Seorang istri hendaknya melakukan sejumlah pertimbangan matang sebelum mengajukan gugatan cerai semata-mata karena ketidakpastian pendapatan suami. Di antara pertimbangan penting tersebut adalah menilai kelayakan nafkah yang diberikan suami, bukan berdasarkan gaya hidup, tetapi pada terpenuhi atau tidaknya kebutuhan pokok sesuai dengan standar hidup yang wajar: apakah dalam kategori mampu, menengah, atau sederhana. Memperhatikan ada tidaknya mudarat atau kerugian yang bersifat berkelanjutan bagi keluarga akibat ketidakstabilan ekonomi tersebut. Menekankan pada esensi tanggung jawab: mampu atau tidaknya suami menunaikan kewajiban nafkah, bukan sekadar stabil atau tidaknya pendapatan, ataupun apakah ia bekerja di sektor formal atau informal.
Dalam posisi ganda sebagai ASN/PPPK atau pendidik di sekolah dan ibu rumah tangga, penting bagi seorang istri untuk menimbang kembali secara bijak sebelum mengambil keputusan besar seperti perceraian. Jika para istri yang baru diangkat menjadi pegawai tetap berniat mengajukan gugatan cerai ke pengadilan, maka langkah tersebut harus melalui proses hukum, termasuk pengujian terhadap klaim gugatan dan mekanisme mediasi untuk mencari jalan damai. Selain itu, status sebagai aparatur negara juga menuntut kepatuhan pada prosedur formal, termasuk mendapatkan izin dari atasan sesuai ketentuan yang berlaku.

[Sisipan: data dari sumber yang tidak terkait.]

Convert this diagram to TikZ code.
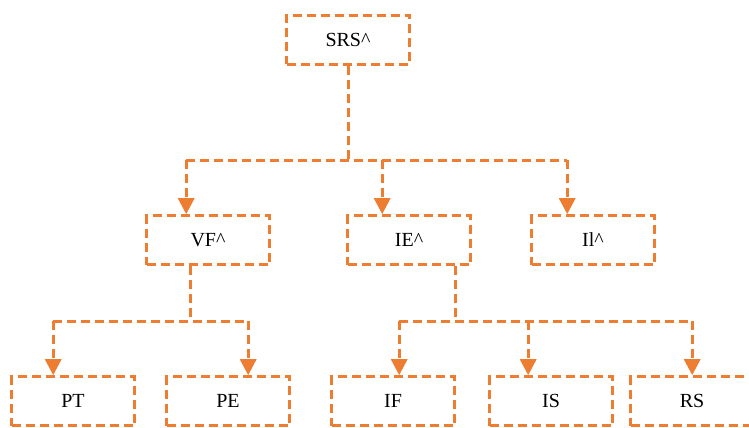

Di sisi lain, para istri juga perlu merefleksikan kembali aspek emosional dan sosial dari perjalanan karier mereka; bahwa pencapaian sebagai pegawai tetap tidak terlepas dari dukungan lingkungan dan keluarga, termasuk pasangan. Isteri perlu merenung ulang perjalanan kisah kasih mereka sebelum menikah dan mengayuh bersama bahtera rumah tangganya mulai dari nol, susah senang dilalui bersama, segala kesulitan dan cobaan di awal berumah tangga dihadapi dan diatasi bersama, jangan hanya karena status sosial berubah maka cara pandang terhadap dirinya dan pasangannya pun ikut berubah, merasa tak lagi membutuhkan pasangan secara emosional maupun finansial. Ingatlah, dengan diangkatnya isteri menjadi seorang ASN/PPPK itu merupakan bagian rizqi dari Allah SWT karena ditakdirkan berpasangan dengan seorang lelaki yang kini menjadi suaminya, dan kemungkinan besar juga keberhasilan isteri dalam mencapai karirnya tidak lepas ikut andilnya suami dalam setiap do’a di keheningan malamnya serta do’a di setiap sujud di raka’at terakhir shalatnya. Ingatlah, jangan sampai menyia-nyiakan orang-orang yang selama ini setia menemani perjalanan hidup kita, jangan seperti peribahasa ini, “Habis manis sepah dibuang atau Ada uang abang disayang, tak ada uang abang kutendang”.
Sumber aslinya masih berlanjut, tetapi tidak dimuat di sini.